In a previous post we saw how to evaluate a policy and iteratively improve it. The value iteration algorithm in an alternative formalism to iteratively improve a policy. In policy iteration, we started with a random policy, evaluated the state value function, took a greedy step and iteratively updated the state value function. Here, we will start with a initial state value function and iteratively update it.

Here’s a simple sketch of the algorithm:

  1. We will start with an initial value function
  2. We use one_step_lookahead() from our previous example to compute the action values.
  3. We will pick the action that has maximum value and update our value function. Essentially, in each iteration $k+1$, we update our value function using the value of the value function in iteration $k$, by picking the action that would fetch us the maximum value.
  4. Compute the values and update until convergence.
  5. Update the policy by picking the best action.

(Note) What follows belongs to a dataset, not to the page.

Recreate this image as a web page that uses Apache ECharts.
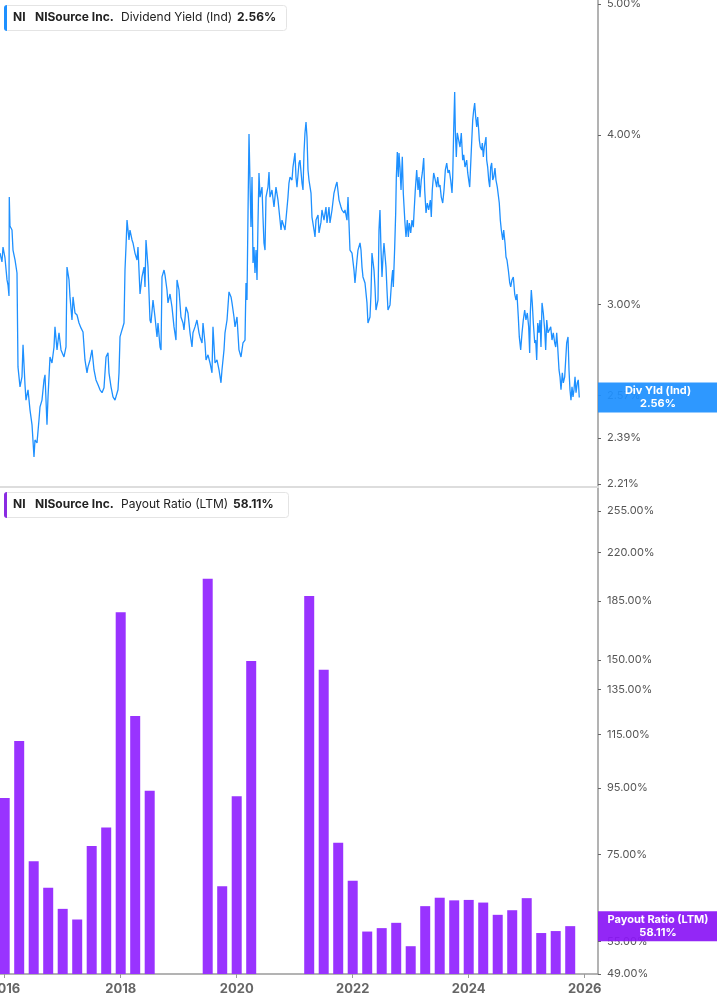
<!DOCTYPE html>
<html><head><meta charset="utf-8">
<script src="https://cdn.jsdelivr.net/npm/echarts@6/dist/echarts.min.js"></script>
<style>html,body{margin:0;padding:0;background:#fff;overflow:hidden}#c{width:717px;height:1005px}</style>
</head><body><div id="c"></div>
<script>
// ---- Dividend yield (Ind), % : dates as decimal years ----
const lineDates = [
2015.919,2015.953,2015.971,2016.005,2016.040,2016.057,2016.074,2016.079,2016.091,2016.126,2016.143,2016.178,2016.212,2016.229,2016.264,2016.298,2016.316,2016.350,2016.367,2016.402,
2016.436,2016.471,2016.505,2016.522,2016.557,2016.591,2016.609,2016.643,2016.678,2016.695,2016.729,2016.747,2016.781,2016.815,2016.850,2016.867,2016.902,2016.936,2016.971,2017.022,
2017.057,2017.074,2017.109,2017.126,2017.160,2017.178,2017.212,2017.247,2017.281,2017.315,2017.350,2017.384,2017.419,2017.436,2017.471,2017.505,2017.540,2017.574,2017.609,2017.643,
2017.678,2017.712,2017.747,2017.781,2017.798,2017.833,2017.867,2017.902,2017.953,2017.971,2017.988,2018.022,2018.057,2018.074,2018.091,2018.109,2018.143,2018.160,2018.195,2018.212,
2018.246,2018.281,2018.298,2018.333,2018.367,2018.402,2018.419,2018.436,2018.471,2018.505,2018.522,2018.557,2018.591,2018.626,2018.643,2018.678,2018.695,2018.712,2018.747,2018.764,
2018.798,2018.815,2018.850,2018.884,2018.919,2018.953,2018.971,2019.005,2019.039,2019.074,2019.091,2019.126,2019.160,2019.195,2019.229,2019.246,2019.281,2019.315,2019.350,
2019.367,2019.402,2019.419,2019.453,2019.471,2019.505,2019.540,2019.574,2019.591,2019.626,2019.660,2019.695,2019.729,2019.746,2019.781,2019.798,2019.833,2019.867,2019.902,2019.919,
2019.953,2019.971,2020.005,2020.039,2020.074,2020.108,2020.143,2020.160,2020.177,2020.195,2020.212,2020.229,2020.246,2020.264,2020.281,2020.298,2020.315,2020.333,2020.350,2020.367,
2020.384,2020.402,2020.436,2020.453,2020.470,2020.488,2020.505,2020.539,2020.557,2020.574,2020.608,2020.643,2020.677,2020.712,2020.729,2020.764,2020.781,2020.815,2020.833,
2020.884,2020.901,2020.919,2020.953,2020.970,2021.005,2021.022,2021.039,2021.074,2021.091,2021.126,2021.143,2021.160,2021.177,2021.195,2021.212,2021.229,2021.246,2021.281,2021.298,
2021.333,2021.350,2021.367,2021.402,2021.419,2021.453,2021.470,2021.505,2021.539,2021.557,2021.591,2021.608,2021.643,2021.677,2021.712,2021.729,2021.764,2021.798,2021.815,2021.850,
2021.867,2021.901,2021.919,2021.953,2021.988,2022.022,2022.039,2022.074,2022.091,2022.126,2022.143,2022.160,2022.177,2022.212,2022.246,2022.263,2022.298,2022.315,2022.332,2022.367,
2022.384,2022.401,2022.436,2022.453,2022.470,2022.488,2022.505,2022.522,2022.539,2022.574,2022.591,2022.608,2022.643,2022.672,2022.689,2022.700,2022.724,2022.741,2022.752,2022.769,
2022.786,2022.798,2022.815,2022.833,2022.855,2022.872,2022.901,2022.919,2022.941,2022.959,2022.976,2023.000,2023.022,2023.045,2023.057,2023.079,2023.103,2023.126,2023.143,2023.160,
2023.182,2023.200,2023.224,2023.241,2023.264,2023.286,2023.310,2023.338,2023.355,2023.372,2023.396,2023.424,2023.448,2023.465,2023.488,2023.505,2023.527,2023.552,2023.574,2023.597,
2023.621,2023.643,2023.665,2023.689,2023.712,2023.724,2023.741,2023.758,2023.769,2023.786,2023.803,2023.827,2023.850,2023.872,2023.896,2023.914,2023.936,2023.965,2023.983,2024.000,
2024.017,2024.045,2024.069,2024.086,2024.103,2024.120,2024.138,2024.155,2024.172,2024.183,2024.200,2024.224,2024.234,2024.252,2024.269,2024.298,2024.310,2024.327,2024.345,2024.362,
2024.379,2024.396,2024.414,2024.431,2024.453,2024.470,2024.493,2024.527,2024.545,2024.562,2024.586,2024.603,2024.626,2024.643,2024.660,2024.683,2024.707,2024.724,2024.746,2024.769,
2024.793,2024.815,2024.832,2024.855,2024.872,2024.896,2024.919,2024.941,2024.965,2024.987,2025.010,2025.034,2025.051,2025.062,2025.079,2025.096,2025.114,2025.138,2025.155,2025.172,
2025.190,2025.212,2025.229,2025.246,2025.264,2025.286,2025.310,2025.327,2025.345,2025.367,2025.389,2025.414,2025.436,2025.458,2025.483,2025.500,2025.517,2025.534,2025.557,2025.574,
2025.591,2025.614,2025.631,2025.655,2025.689,2025.712,2025.729,2025.746,2025.763,2025.781,2025.798,2025.815,2025.833,2025.850,2025.872,2025.889,2025.906
];
const lineYield = [
3.273,3.224,3.307,3.246,3.127,3.100,3.043,3.600,3.427,3.404,3.290,3.235,3.164,2.697,2.607,2.652,2.800,2.616,2.549,2.594,
2.507,2.444,2.314,2.382,2.370,2.464,2.520,2.549,2.638,2.661,2.444,2.563,2.743,2.715,2.790,2.887,2.776,2.858,2.776,2.743,
2.790,3.196,3.127,3.038,2.921,3.038,2.956,2.946,2.906,2.882,2.862,2.729,2.670,2.697,2.729,2.776,2.683,2.638,2.616,2.594,
2.581,2.603,2.743,2.762,2.670,2.607,2.563,2.549,2.594,2.670,2.838,2.872,2.906,3.180,3.307,3.462,3.347,3.404,3.347,3.330,
3.273,3.235,3.307,3.053,3.143,3.196,3.090,3.347,3.196,2.921,2.906,3.022,2.936,2.838,2.906,2.790,2.776,3.143,3.180,3.153,
3.074,3.007,3.053,2.987,2.887,2.823,3.127,3.074,2.936,2.906,2.872,2.987,2.956,2.858,2.790,2.858,2.887,2.921,2.858,
2.838,2.809,2.906,2.809,2.729,2.753,2.715,2.670,2.887,2.715,2.729,2.683,2.625,2.683,2.776,2.858,2.921,3.064,3.038,3.007,
2.936,2.887,2.936,2.776,2.743,2.809,2.823,3.111,3.022,3.504,4.008,4.015,3.421,3.725,3.218,3.307,3.164,3.290,3.127,3.445,
3.751,3.600,3.662,3.480,3.330,3.290,3.600,3.662,3.757,3.600,3.644,3.540,3.662,3.582,3.522,3.404,3.462,3.462,3.404,
3.600,3.687,3.725,3.706,3.789,3.881,3.725,3.662,3.815,3.834,3.687,3.644,3.881,4.015,4.090,3.987,3.770,3.706,3.625,3.480,
3.404,3.364,3.462,3.492,3.387,3.450,3.522,3.462,3.540,3.445,3.540,3.445,3.522,3.625,3.675,3.694,3.582,3.540,3.522,3.504,
3.522,3.462,3.600,3.290,3.273,3.180,3.111,3.235,3.290,3.330,3.290,3.196,3.143,3.111,3.007,2.906,2.936,3.053,3.273,3.180,
3.090,2.971,3.022,3.404,3.522,3.290,3.143,3.251,3.330,3.196,3.074,2.971,2.997,3.127,3.180,3.090,3.307,3.504,3.725,3.887,
3.725,3.881,3.789,3.644,3.855,3.625,3.445,3.364,3.462,3.364,3.445,3.387,3.462,3.421,3.504,3.644,3.770,3.644,3.725,3.600,
3.706,3.751,3.847,3.644,3.504,3.564,3.522,3.582,3.480,3.644,3.751,3.706,3.662,3.725,3.662,3.675,3.600,3.564,3.644,3.770,
3.815,3.751,3.770,3.706,3.625,3.725,4.035,4.304,4.035,3.855,4.015,3.967,3.920,4.015,3.834,3.868,3.789,3.834,3.751,3.706,
3.662,3.900,4.104,4.175,4.224,4.126,4.056,4.126,4.035,3.967,3.920,3.900,3.947,3.855,3.920,3.987,3.834,3.789,3.706,3.662,
3.789,3.815,3.706,3.725,3.783,3.706,3.662,3.564,3.462,3.404,3.347,3.404,3.330,3.251,3.235,3.180,3.111,3.090,3.127,3.143,
3.053,3.022,3.053,2.936,2.838,2.776,2.858,2.921,2.971,2.921,2.956,2.887,2.762,2.956,3.074,3.007,2.906,2.809,2.823,2.729,
2.906,2.858,2.921,2.790,3.007,2.956,2.872,2.776,2.921,2.858,2.872,2.887,2.823,2.858,2.809,2.790,2.858,2.790,2.683,2.652,
2.594,2.670,2.625,2.652,2.809,2.838,2.683,2.594,2.549,2.607,2.563,2.594,2.652,2.581,2.625,2.638,2.560
];

// ---- Payout ratio (LTM), % : quarter ends as decimal years (null = not shown) ----
const barDates = [
2016.00,2016.25,2016.50,2016.75,2017.00,2017.25,2017.50,2017.75,2018.00,2018.25,2018.50,2018.75,
2019.00,2019.25,2019.50,2019.75,2020.00,2020.25,2020.50,2020.75,2021.00,2021.25,2021.50,2021.75,
2022.00,2022.25,2022.50,2022.75,2023.00,2023.25,2023.50,2023.75,2024.00,2024.25,2024.50,2024.75,
2025.00,2025.25,2025.50,2025.75
];
const barPayout = [
91.7,112.4,73.2,66.6,61.8,59.5,77.3,82.6,177.8,122.9,94.1,null,
null,null,200.3,67.0,92.3,149.4,null,null,null,188.4,144.9,78.2,
68.3,57.0,57.7,58.8,54.1,62.4,64.3,63.7,63.8,63.2,60.5,61.5,
64.2,56.7,57.1,58.11
];

const yieldTicks = [2.21, 2.39, 2.57, 3.00, 4.00, 5.00];
const payoutTicks = [49, 55, 75, 95, 115, 135, 150, 185, 220, 255];
const yearTicks = [2016, 2018, 2020, 2022, 2024, 2026];
const lastYield = 2.56;
const lastPayout = 58.11;

const FONT = 'Inter, "Noto Sans", sans-serif';
const BLUE = '#1E90FF';
const PURPLE = '#9933FF';
const X_MIN = 2015.919, X_MAX = 2026.229;
const PAYOUT_MIN = 49, PAYOUT_MAX = 276.8;

const lineData = [];
for (let i = 0; i < Math.min(lineDates.length, lineYield.length); i++) lineData.push([lineDates[i], lineYield[i]]);
const barData = [];
for (let i = 0; i < barDates.length; i++) if (barPayout[i] != null) barData.push([barDates[i], barPayout[i]]);

const chart = echarts.init(document.getElementById('c'));

function yAxisCommon(ticks) {
  return {
    position: 'right',
    axisLine: {show: true, lineStyle: {color: '#9a9a9a', width: 1.5}},
    axisTick: {show: true, customValues: ticks, length: 3, lineStyle: {color: '#666'}},
    axisLabel: {customValues: ticks, formatter: v => Number(v).toFixed(2) + '%', color: '#555',
      fontSize: 11, fontFamily: FONT, margin: 9},
    splitLine: {show: false}
  };
}

function renderBar(params, api) {
  const x = api.value(0), v = api.value(1);
  const top = api.coord([x, v]);
  const base = api.coord([x, PAYOUT_MIN]);
  return {type: 'rect', shape: {x: top[0] - 5, y: top[1], width: 10, height: base[1] - top[1]},
    style: {fill: PURPLE}};
}

chart.setOption({
  animation: false,
  backgroundColor: '#fff',
  grid: [
    {left: 0, right: 119, top: 0, height: 487, containLabel: false, outerBoundsMode: 'none'},
    {left: 0, right: 119, top: 488, bottom: 31, containLabel: false, outerBoundsMode: 'none'}
  ],
  xAxis: [
    {type: 'value', gridIndex: 0, min: X_MIN, max: X_MAX,
     axisLine: {show: true, lineStyle: {color: '#dddddd', width: 2}},
     axisTick: {show: false}, axisLabel: {show: false}, splitLine: {show: false}},
    {type: 'value', gridIndex: 1, min: X_MIN, max: X_MAX,
     axisLine: {show: true, lineStyle: {color: '#9a9a9a', width: 1.5}},
     axisTick: {show: true, customValues: yearTicks, length: 4, lineStyle: {color: '#9a9a9a'}},
     axisLabel: {customValues: yearTicks, formatter: v => String(Math.round(v)), color: '#666',
       fontWeight: 'bold', fontSize: 13, fontFamily: FONT, margin: 9},
     splitLine: {show: false}}
  ],
  yAxis: [
    Object.assign({type: 'log', gridIndex: 0, min: 2.1987, max: 5.034}, yAxisCommon(yieldTicks)),
    Object.assign({type: 'log', gridIndex: 1, min: PAYOUT_MIN, max: PAYOUT_MAX}, yAxisCommon(payoutTicks))
  ],
  series: [
    {type: 'line', xAxisIndex: 0, yAxisIndex: 0, data: lineData, showSymbol: false, silent: true,
     lineStyle: {color: BLUE, width: 1.3}, itemStyle: {color: BLUE}},
    {type: 'custom', xAxisIndex: 1, yAxisIndex: 1, data: barData, silent: true, clip: true,
     renderItem: renderBar, encode: {x: 0, y: 1}}
  ]
});

const yY = chart.convertToPixel({yAxisIndex: 0}, lastYield);
const yP = chart.convertToPixel({yAxisIndex: 1}, lastPayout);

function legend(y, color, metric, value, valueX, width) {
  const t = (x, text, bold) => ({type: 'text', x: x, y: y + 12.5, z: 102,
    style: {text: text, fontSize: 12, fontWeight: bold ? 'bold' : 'normal', fontFamily: FONT,
      fill: '#222', verticalAlign: 'middle', align: 'left'}});
  return [
    {type: 'rect', z: 100, shape: {x: 4.5, y: y + 0.5, width: width, height: 25, r: 3},
     style: {fill: '#fff', stroke: '#e4e4e4', lineWidth: 1}},
    {type: 'rect', z: 101, shape: {x: 4, y: y, width: 3, height: 26, r: [3, 0, 0, 3]}, style: {fill: color}},
    t(13, 'NI', true), t(35, 'NISource Inc.', true), t(121, metric, false), t(valueX, value, true)
  ];
}
function endBox(y, color, text) {
  return [
    {type: 'rect', z: 110, shape: {x: 598, y: y - 15, width: 119, height: 30},
     style: {fill: color, opacity: 0.93}},
    {type: 'text', z: 111, x: 658, y: y, style: {text: text, fontSize: 11, fontWeight: 'bold',
      fontFamily: FONT, fill: '#fff', align: 'center', verticalAlign: 'middle', lineHeight: 13}}
  ];
}

chart.setOption({
  graphic: [].concat(
    legend(5, BLUE, 'Dividend Yield (Ind)', lastYield.toFixed(2) + '%', 237, 282),
    legend(492, '#8A2BE2', 'Payout Ratio (LTM)', lastPayout.toFixed(2) + '%', 233, 284),
    endBox(yY, BLUE, 'Div Yld (Ind)\n' + lastYield.toFixed(2) + '%'),
    endBox(yP, '#8B17F5', 'Payout Ratio (LTM)\n' + lastPayout.toFixed(2) + '%')
  )
});
</script>
</body></html>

The iterative updates are achieved using Bellman Optimality equation:

\[v_{k+1}(s) = \max_{a} \mathbb{E}[R_{t+1} + \gamma . v_k(S_{t+1}) \mid S_t = s, A_t = a]\]

Putting it together:

def value_iter(env, gamma=0.9, th=1e-9, max_iter=10000):
    # (1) initialize the value function for each state
    v = np.zeros(env.observation_space.n)
    # iterate until converges w.r.t th
    for i in range(int(max_iter)):
        # initialize change in value to 0
        delta = 0
        # for each state in environment 
        for s in range(env.observation_space.n):
            # (2) look one step ahead and compute action-value function
            action_values_vec = one_step_lookahead(env, s, v)
            # (3) select the best action value from 
            # action values from one-step lookahead
            best_val = np.max(action_values_vec)
            # calculate the change in value
            delta = max(delta, np.abs(v[s] - best_val))
            # update the value function v
            v[s] = best_val
        # check stopping condition
        if delta < th:
            print(f'\nvalue iteration converged in {i} iterations')
            break
    # create a policy 
    policy = np.zeros([env.observation_space.n, env.action_space.n])
    for s in range(env.observation_space.n):
        # look one step ahead and compute action-value function
        action_vec = one_step_lookahead(env, s, v)
        # (4) select the best action from actions from one-step lookahead
        best_a = np.argmax(action_vec)
        # update policy
        policy[s][best_a] = 1.0
    return policy, v

Policy iteration works in two phases in each iteration: 1. we evaluate the policy, 2. we improve the policy (and make updates). The value iteration combines these two phases into one. We do not explicitly evaluate a policy. Instead, we just sweep through all possible actions and find the action that leads to the best action value. Both approaches implicitly update state value function and action value function in each iteration.